Each suite has a parlor room with a wood-burning fireplace, comfortable furniture, a television, and well-stocked bar. Through a separate doorway, you enter a large bedroom with cathedral ceilings, its own fireplace and t.v. An exterior deck overlooks the golf course. The luxury suites have wraparound decks with private outdoor spas. While normal rates vary depending on season from $255-550, there are several attractive golf, spa, tennis, romantic, and holiday "packages."
This is a golfer's paradise. The Carmel Valley Ranch course is a short Pete Dye design, a "target" golf course as opposed to a long course. A moderately difficult one that doesn't require a long shot. Carmel and the Monterrey Peninsula have been ranked as the number one golf course destination in the world by Golf Digest. Here, along a 17-mile scenic drive, you'll find the courses of Pebble Beach, Spy Glass Hill, Spanish Bay, and Poppy Hills. And here each February the AT&T Pro-Am golf classic is played.
Besides golf, Carmel Valley Ranch has a tennis club, offers horseback riding along verdant hillsides, and has a fitness center with spa services offered in room next to your fireplace.
You can dine in the main lodge's Oaks restaurant serving traditional California cuisine, in the Ranch House grill that supports the tennis complex, or the golf course Clubhouse.
The resort is ten minutes from Carmel-by-the-Sea. There you can explore myriad galleries.
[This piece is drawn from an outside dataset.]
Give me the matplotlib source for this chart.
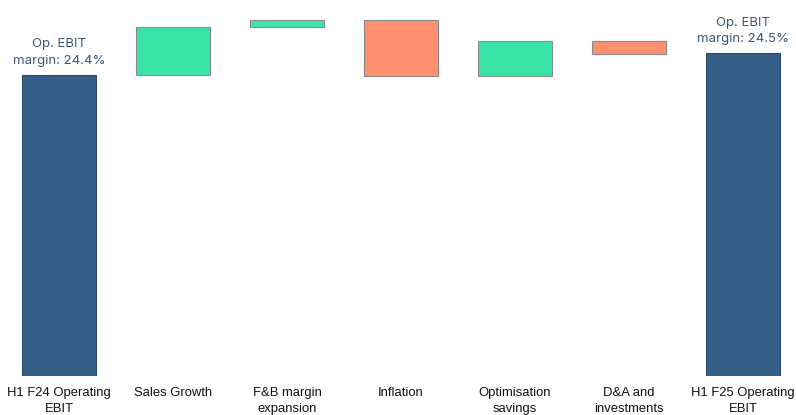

You might consider breakfast at The Tuck Box, a fairy tale cottage restaurant famous for its English scones, with a uniqueness that defines Carmel's charm. I enjoyed an intimate Italian dinner in one of the booths in Carmel's Tutto Mondo restaurant. Candles burn in chianti bottles on butcher block tables. A crackling fireplace glows in a far corner. Here you ought to keep an eye out for Carmel's former mayor, Clint Eastwood. Adorning the trattoria's walls, are numerous pictures of him dining here.
Fifteen minutes north of Carmel Valley you'll find Monterrey with its Fisherman's Wharf, Cannery Row, and famous aquarium. Thirty minutes south and you're in Big Sur.
Carmel and the Monterrey Peninsula is also an up and coming wine region. There are many wineries here but they're more spread out than in the more famous California wine region of Napa-Sonoma. However, just a few minutes from Carmel Valley Ranch you can taste the best of Talbott, Chalon, Bernardus, and Chateau Julien wineries.
In his Pastures of Heaven, Steinbeck wrote about a group of converted Indians who fled from the Mission in Carmel in 1776. A Spanish corporal and a troop of horsemen were sent out to retrieve them. One day, the corporal chased a deer in pursuit of his dinner and found himself at the top of a ridge overlooking a valley.
Steinbeck wrote, he was "sticken with wonder before a long valley floored with green pasture. Perfect live oaks grew in the meadow and the hills hugged it jealously against the fog and the wind. The corporal felt weak in the face of so serene a beauty. 'Holy Mother,' he whispered. 'Here are the green pastures of heaven to which our Lord leadeth us."
That is how John Steinbeck described the Carmel Valley. I cannot describe it any better.